TodaysVerse.net
Wherefore is there a price in the hand of a fool to get wisdom, seeing he hath no heart to it?
King James Version

Meaning

Proverbs is ancient Israelite wisdom literature written to teach people how to live with integrity, discernment, and alignment with God's ways. In this tradition, "wisdom" is not primarily intellectual intelligence — it is practical, moral understanding of how to live rightly, and it is deeply connected to reverence for God. A "fool" in Proverbs is not someone of low intelligence; it is a person who has no genuine interest in growing in that kind of wisdom — someone who may be clever and capable, but who is morally and spiritually aimless. The verse poses a rhetorical question: what good is money — a tool of enormous potential — in the hands of someone who doesn't actually want to become wiser? Resources amplify who you already are; they don't transform you.

Prayer

God, give me a real hunger for wisdom — not the kind that looks good in theory but the kind that actually changes how I live on an ordinary day. I don't want resources or opportunities without the character to use them well. Grow me from the inside out, starting where I most need it. Amen.

Reflection

Money doesn't make people better. It makes them *more.* More generous if they were generous. More controlling if they were controlling. More paranoid if they were paranoid. The lottery winner who ends up broke and isolated three years later didn't lack funds — they lacked the interior life that no amount of money can buy or substitute for. Proverbs asks its question with a kind of honest weariness: *what's the use?* Not as cruelty, but as a clear-eyed observation about how the world actually works. Resources without wisdom to use them well don't improve anything. They accelerate whatever was already there. But the sharpest edge in this verse isn't really about money — it's about that phrase: *no desire.* The fool here isn't someone who tried to get wisdom and came up short. They simply don't want it. And that's worth sitting with honestly. Not theoretically, but personally: do you actually *want* to grow? Not as a self-improvement project, not because it would look good — but as a genuine, interior hunger? Wisdom in the biblical sense costs more than money. It costs pride, comfort, and the quiet certainty that you already have things figured out. The resources are available to almost everyone. The real question Proverbs keeps asking is whether you actually want what they're for.

Discussion Questions

1

How does Proverbs define "wisdom" differently from intelligence, education, or life experience?
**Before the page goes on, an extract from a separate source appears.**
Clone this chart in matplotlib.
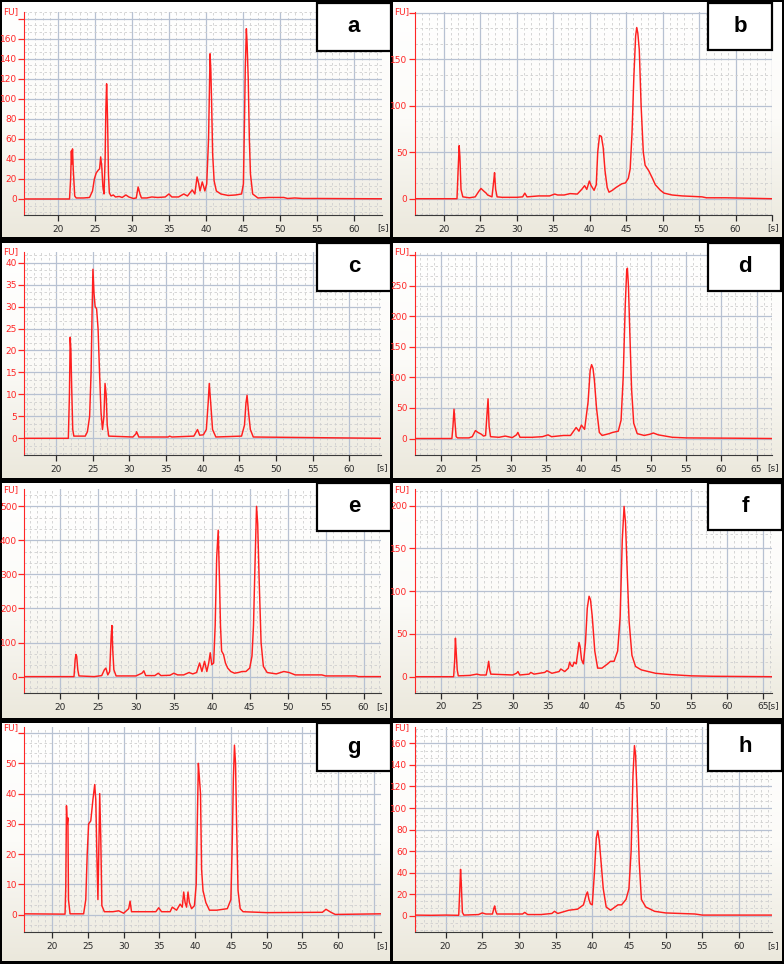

What is it actually pointing to, and why does that distinction matter?

2

Can you think of someone — in public life or your own experience — whose resources, talent, or platform seemed to amplify their worst qualities rather than their best? What does that suggest about the relationship between character and capacity?

3

Be honest with yourself: is there an area of your life where you have genuine access to wisdom — through Scripture, through a mentor, through a community — but find that you don't actually *want* to change? What is underneath that resistance?

4

How does a lack of wisdom in one person ripple outward to affect the people around them — in a family, a workplace, a church? What have you seen that dynamic look like up close?

5

What is one concrete step you could take this week to actively pursue wisdom in an area where you already know you need to grow — not someday, but specifically this week?